Black Diamond homeowners opposing the construction of a gravel pathway in their neighbourhood prompted council to collect more public input before pushing ahead this summer.
During the questions and answer period at Black Diamond’s June 19 council meeting, three women expressed concerns about the Town’s plan to construct a 230-metre-long gravel pathway along a road allowance north of Government Road into the off-leash dog park.
Their concerns, as well as those expressed in a petition with more than two dozens signatures and letters submitted to the Town, address the potential for dogs running at large and defecating on private property, increased traffic and the pathway becoming a permanent access to the off-leash dog park.
“Clearly it’s a sensitive issue,” nearby resident Sandra Sokoloski told council. “Has council considered the impact of loss of vegetation, noise, dog waste and increased presence in the area?”
Sokoloski asked council to consider meeting with affected residents to create a solution that would satisfy everyone.
Resident Mary Stollery, who submitted a letter and spoke to council, asked why the pathway is a higher priority than that of the trails in the dog park, which she described as uneven.
Stollery requested further details about the project, including the environmental impact, and asked that it be delayed until the Town updates its 13-year-old Trails and Pathway Master Plan, in which the project is proposed.
She also asked council what prompted the project to go ahead 13 years later.
Sharlene Brown, chief administrative officer, said the pathway became a priority in the 2019 capital budget due to liability concerns with people using the road right-of-way as a walking trail.

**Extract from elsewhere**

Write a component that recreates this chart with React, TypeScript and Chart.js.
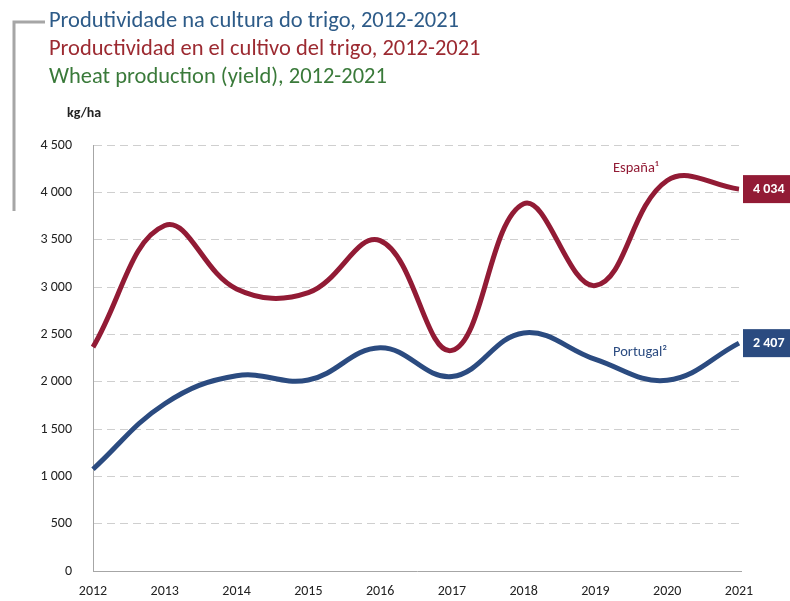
import React, { useEffect, useRef } from "react";
import { Chart, registerables } from "chart.js";

Chart.register(...registerables);

const years = ["2012", "2013", "2014", "2015", "2016", "2017", "2018", "2019", "2020", "2021"];
const spain = [2365, 3650, 2980, 2940, 3490, 2330, 3880, 3015, 4125, 4034];
const portugal = [1075, 1767, 2062, 2018, 2359, 2055, 2515, 2235, 2015, 2407];
const spainEnd = "4 034";
const portugalEnd = "2 407";
const titles = [
  "Produtividade na cultura do trigo, 2012-2021",
  "Productividad en el cultivo del trigo, 2012-2021",
  "Wheat production (yield), 2012-2021",
];
const unitLabel = "kg/ha";
const spainLabel = "España¹";
const portugalLabel = "Portugal²";

const FONT = "Carlito, Calibri, Lato, sans-serif";
const RED = "#921b35";
const BLUE = "#2b4b80";

function fmt(v: number): string {
  if (v >= 1000) {
    const th = Math.floor(v / 1000);
    const rest = String(v % 1000).padStart(3, "0");
    return th + " " + rest;
  }
  return String(v);
}

const overlay = {
  id: "overlay",
  afterDraw(chart: any) {
    const ctx = chart.ctx;
    const area = chart.chartArea;
    ctx.save();
    // bracket
    ctx.strokeStyle = "#a6a6a6";
    ctx.lineWidth = 3;
    ctx.beginPath();
    ctx.moveTo(14, 211);
    ctx.lineTo(14, 22);
    ctx.lineTo(45, 22);
    ctx.stroke();
    // titles
    const tcol = ["#2d5b88", "#9c2a31", "#3a7a3a"];
    ctx.font = `22.5px ${FONT}`;
    ctx.textBaseline = "middle";
    ctx.textAlign = "left";
    titles.forEach((t, i) => {
      ctx.fillStyle = tcol[i];
      ctx.fillText(t, 49, 21 + i * 28);
    });
    // unit
    ctx.font = `bold 14px ${FONT}`;
    ctx.fillStyle = "#222";
    ctx.fillText(unitLabel, 67, 113);
    // bottom axis line
    ctx.strokeStyle = "#a6a6a6";
    ctx.lineWidth = 1;
    ctx.beginPath();
    ctx.moveTo(area.left, area.bottom + 0.5);
    ctx.lineTo(area.right + 3, area.bottom + 0.5);
    ctx.stroke();
    // series labels
    ctx.font = `14.5px ${FONT}`;
    ctx.fillStyle = RED;
    ctx.fillText(spainLabel, 613, 168);
    ctx.fillStyle = BLUE;
    ctx.fillText(portugalLabel, 613, 352);
    // end boxes
    const ends = [
      { idx: 0, text: spainEnd, color: RED },
      { idx: 1, text: portugalEnd, color: BLUE },
    ];
    ends.forEach((e) => {
      const meta = chart.getDatasetMeta(e.idx);
      const pt = meta.data[meta.data.length - 1];
      ctx.fillStyle = e.color;
      ctx.fillRect(pt.x + 4, pt.y - 14, 60, 28);
      ctx.fillStyle = "#ffffff";
      ctx.font = `bold 14px ${FONT}`;
      ctx.fillText(e.text, pt.x + 14, pt.y);
    });
    ctx.restore();
  },
};

export default function App() {
  const ref = useRef<HTMLCanvasElement | null>(null);
  useEffect(() => {
    if (!ref.current) return;
    const chart = new Chart(ref.current, {
      type: "line",
      data: {
        labels: years,
        datasets: [
          {
            label: "España",
            data: spain,
            borderColor: RED,
            borderWidth: 5,
            tension: 0.4,
            pointRadius: 0,
            fill: false,
          },
          {
            label: "Portugal",
            data: portugal,
            borderColor: BLUE,
            borderWidth: 5,
            tension: 0.4,
            pointRadius: 0,
            fill: false,
          },
        ],
      },
      options: {
        animation: false,
        responsive: true,
        maintainAspectRatio: false,
        layout: { padding: { left: 0, right: 51, top: 145, bottom: 0 } },
        plugins: {
          legend: { display: false },
          tooltip: { enabled: false },
          title: { display: false },
        },
        scales: {
          x: {
            offset: false,
            grid: { display: false, drawTicks: false },
            border: { display: false },
            ticks: {
              color: "#222",
              font: { family: FONT, size: 14 },
              padding: 12,
              maxRotation: 0,
            },
            afterFit: (s: any) => {
              s.height = 30;
            },
          },
          y: {
            min: 0,
            max: 4500,
            grid: { color: "#cfcfcf", lineWidth: 1, drawTicks: false },
            border: { display: true, color: "#a6a6a6", width: 1, dash: [8, 5] },
            ticks: {
              stepSize: 500,
              color: "#222",
              font: { family: FONT, size: 14 },
              padding: 21,
              callback: (v: any) => fmt(Number(v)),
            },
            afterFit: (s: any) => {
              s.width = 93;
            },
          },
        },
      },
      plugins: [overlay],
    });
    return () => chart.destroy();
  }, []);
  return (
    <div style={{ position: "absolute", left: 0, top: 0, width: 790, height: 601, background: "#fff" }}>
      <canvas ref={ref} />
    </div>
  );
}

It’s currently a well-worn dirt pathway with steep sections.
Brown said the master plan was created in consultation with the public and engineers, but hasn’t been implemented in its entirety due to financial restrictions. The Town is completing pathways little by little, she said.
The master plan lists this particular area as a priority route, she said. The estimated cost is $67,000.
Brown said some trees will be removed to construct the two-metre wide pathway.
As for concerns about off-leash dogs in private areas, Brown said it’s a problem throughout town.
“We have two protective services officers that do patrols,” she said. “Enforcement and signage will go along with that.”
Mayor Ruth Goodwin and parks and recreation manager Les Quinton went door-to-door in the area on May 23, speaking with residents and dropping off notices about the proposed pathway. Goodwin said the responses were positive about the proposed extension of the Town’s primary pathway system.
Coun. Sharon Hart, who has used the existing dirt pathway, called it steep and dangerous with a need for improvement.
“I would like to see a gravel pathway there so it’s nicer to walk down,” she said. “It’s a beautiful area to just walk.”
Coun. Jackie Stickel agreed, saying it would be a great addition to the community.
“It’s a part of the pathway system,” she said. “It gives the citizens of the community a different route to walk, whether they have a dog or not. Yes it goes to the dog park, but you don’t have to have a dog to walk it.”
While council supports the project, councillors agreed to do more public consultation before moving ahead.
“At the very least, I think we should give the residents the opportunity to not just voice their concerns but have some input into the future of their back yard,” said Coun. Veronica Kloiber. “It could be a website survey, but I think the best way to do it is to get the parks and recreation committee out for coffee with some Valley Ridge residents.”
Coun. Daryl Lalonde agreed, suggesting council speak with residents once more before moving ahead.“Let’s see if there’s other ideas,” he said. “A lot of residents weren’t even there when the master plan came out.”
In response to concerns about the pathway becoming a second entrance to the dog park, Lalonde said he doesn’t expect out-of-towners to use it.
Council agreed to post an online survey to get public opinion on the project before bringing it back to its July 23 council meeting.
Stollery said she’s happy with council’s decision and would like to work with council to have more input on her surroundings.
“I would like to look at different options to see what the best thing is for our neighbourhood,” she said. “It would be nice perhaps to have some face-to-face to talk with them.”